For 53 weeks straight, the national unemployment rate for those age 18-29 has been in the double digits. In Wisconsin, just half of those young people who have jobs work full time. State Department of Workforce Development economist Dennis Winters says the recession that officially ended in 2009 has had lasting effects for young people.
“As we went through the Great Recession, it hit about every sector across the country. Some that took the greatest impact were the youth — essentially inexperienced — and they were bumped off the payrolls or not hired as older, more experienced workers were available. ”

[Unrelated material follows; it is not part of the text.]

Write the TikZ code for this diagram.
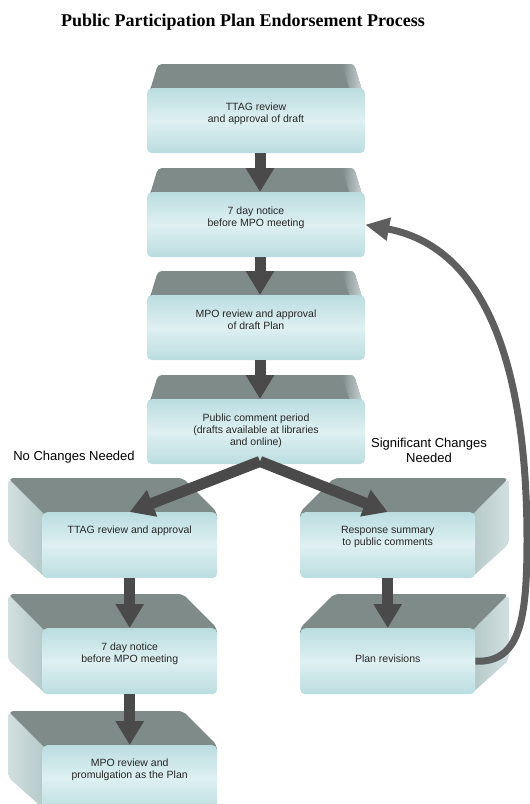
\documentclass[tikz,border=0pt]{standalone}
\usepackage{fontspec}
\setmainfont{Liberation Sans}
\newfontfamily\titlefont{Liberation Serif}
\usetikzlibrary{arrows.meta}

\definecolor{topgrey}{HTML}{7F8B89}
\definecolor{sidegrey}{HTML}{B4C8C8}
\definecolor{sidelight}{HTML}{D2DFDF}
\definecolor{faceedge}{HTML}{BBDDE0}
\definecolor{facemid}{HTML}{DEF0F2}
\definecolor{arrowgrey}{HTML}{4A4A4A}
\definecolor{curvegrey}{HTML}{5E5E5E}

\tikzset{
  front/.style={rounded corners=5pt, top color=faceedge, bottom color=faceedge, middle color=facemid, inner sep=0pt, draw=none},
  boxtext/.style={font=\fontsize{10.5}{12}\selectfont, align=center, inner sep=0pt, text=black!85},
  lbl/.style={font=\fontsize{13}{15}\selectfont, align=center, inner sep=0pt},
  flowarrow/.style={draw=arrowgrey, line width=11pt, -{Triangle[width=27pt,length=24pt]}},
  backarrow/.style={draw=curvegrey, line width=7pt, -{Triangle[width=22pt,length=24pt]}},
}

% centre box: name, centre x, top of front face, text
\newcommand\cbox[4]{%
  \fill[topgrey, rounded corners=4pt] (#2-98,#3-24) -- (#2+98,#3-24) -- (#2+109,#3+12) -- (#2-109,#3+12) -- cycle;
  \shade[left color=topgrey, right color=sidelight, rounded corners=3pt] (#2+86,#3-24) -- (#2+98,#3-24) -- (#2+109,#3+12) -- (#2+97,#3+12) -- cycle;
  \node[front, minimum width=218pt, minimum height=65pt, anchor=north] (#1) at (#2,#3) {};
  \node[boxtext, anchor=north] at ([yshift=-14.5pt]#1.north) {#4};
}
% left box: name, left x of front face, top of front face, text offset, text
\newcommand\lbox[5]{%
  \fill[topgrey, rounded corners=5pt] (#2-34,#3-34) -- (#2+141,#3-34) -- (#2+175,#3) -- (#2+175,#3+12) -- (#2,#3+12) -- cycle;
  \shade[left color=sidelight, right color=sidegrey, rounded corners=5pt] (#2-34,#3-34) -- (#2+4,#3+4) -- (#2+4,#3+66) -- (#2-34,#3+32) -- cycle;
  \node[front, minimum width=175pt, minimum height=66pt, anchor=north west] (#1) at (#2,#3) {};
  \node[boxtext, anchor=north] at ([yshift=-#4pt]#1.north) {#5};
}
% right box: name, left x of front face, top of front face, text offset, text
\newcommand\rbox[5]{%
  \fill[topgrey, rounded corners=5pt] (#2+34,#3-34) -- (#2+209,#3-34) -- (#2+175,#3) -- (#2+175,#3+12) -- (#2,#3+12) -- (#2,#3) -- cycle;
  \shade[left color=sidegrey, right color=sidelight, rounded corners=5pt] (#2+209,#3-34) -- (#2+171,#3+4) -- (#2+171,#3+66) -- (#2+209,#3+32) -- cycle;
  \node[front, minimum width=175pt, minimum height=66pt, anchor=north west] (#1) at (#2,#3) {};
  \node[boxtext, anchor=north] at ([yshift=-#4pt]#1.north) {#5};
}

\begin{document}
\begin{tikzpicture}[x=1pt,y=-1pt]
  \clip (0,0) rectangle (530,804);
  \fill[white] (0,0) rectangle (530,804);

  \node[font=\titlefont\bfseries\fontsize{18}{20}\selectfont, anchor=base, inner sep=0pt] (title) at (243,26) {Public Participation Plan Endorsement Process};

  \cbox{b1}{256}{88}{TTAG review\\and approval of draft}
  \cbox{b2}{256}{192}{7 day notice\\before MPO meeting}
  \cbox{b3}{256}{295}{MPO review and approval\\of draft Plan}
  \cbox{b4}{256}{399}{Public comment period\\(drafts available at libraries\\and online)}

  \lbox{l1}{42}{512}{14}{TTAG review and approval}
  \lbox{l2}{42}{628}{15}{7 day notice\\before MPO meeting}
  \lbox{l3}{42}{745}{14}{MPO review and\\promulgation as the Plan}

  \rbox{r1}{300}{512}{14}{Response summary\\to public comments}
  \rbox{r2}{300}{628}{27}{Plan revisions}

  \node[lbl, anchor=north] (nochg) at (74,450.5) {No Changes Needed};
  \node[lbl, anchor=north] (sigchg) at (429,438) {Significant Changes\\Needed};

  \draw[flowarrow] ([xshift=4pt]b1.south) -- ([xshift=4pt]b2.north);
  \draw[flowarrow] ([xshift=4pt]b2.south) -- ([xshift=4pt]b3.north);
  \draw[flowarrow] ([xshift=4pt]b3.south) -- ([xshift=4pt]b4.north);
  \draw[flowarrow] ([xshift=4pt,yshift=3pt]b4.south) -- (l1.north);
  \draw[flowarrow] ([xshift=4pt,yshift=3pt]b4.south) -- (r1.north);
  \draw[flowarrow] (l1.south) -- (l2.north);
  \draw[flowarrow] (l2.south) -- (l3.north);
  \draw[flowarrow] (r1.south) -- (r2.north);

  \draw[backarrow] (r2.east) .. controls (520,663) and (527,620) .. (527,540)
                   .. controls (527,400) and (500,250) .. (b2.east);
\end{tikzpicture}
\end{document}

The national group Young Invincibles is giving this demographic a voice, reminding policy makers of a situation that jobless youth are painfully aware of. Aaron Smith directs the Young Invincibles. He recently met with Wisconsin high schoolers enrolled in youth apprenticeship programs for nursing, manufacturing and welding:
“Talking about the economy and the decision, and whether to go to a two-year school or four-year school or any school at all. A lot of people are worried about debt. They’re worried about going to college and not finding a job afterwards.”
Data shows those who do get a four-year degree or higher generally earn more. But Smith says young people should look at all career options. Wisconsin’s apprenticeship program was the first in the nation. In 2012, Wisconsin had 9,600 apprentices training in over 200 occupations.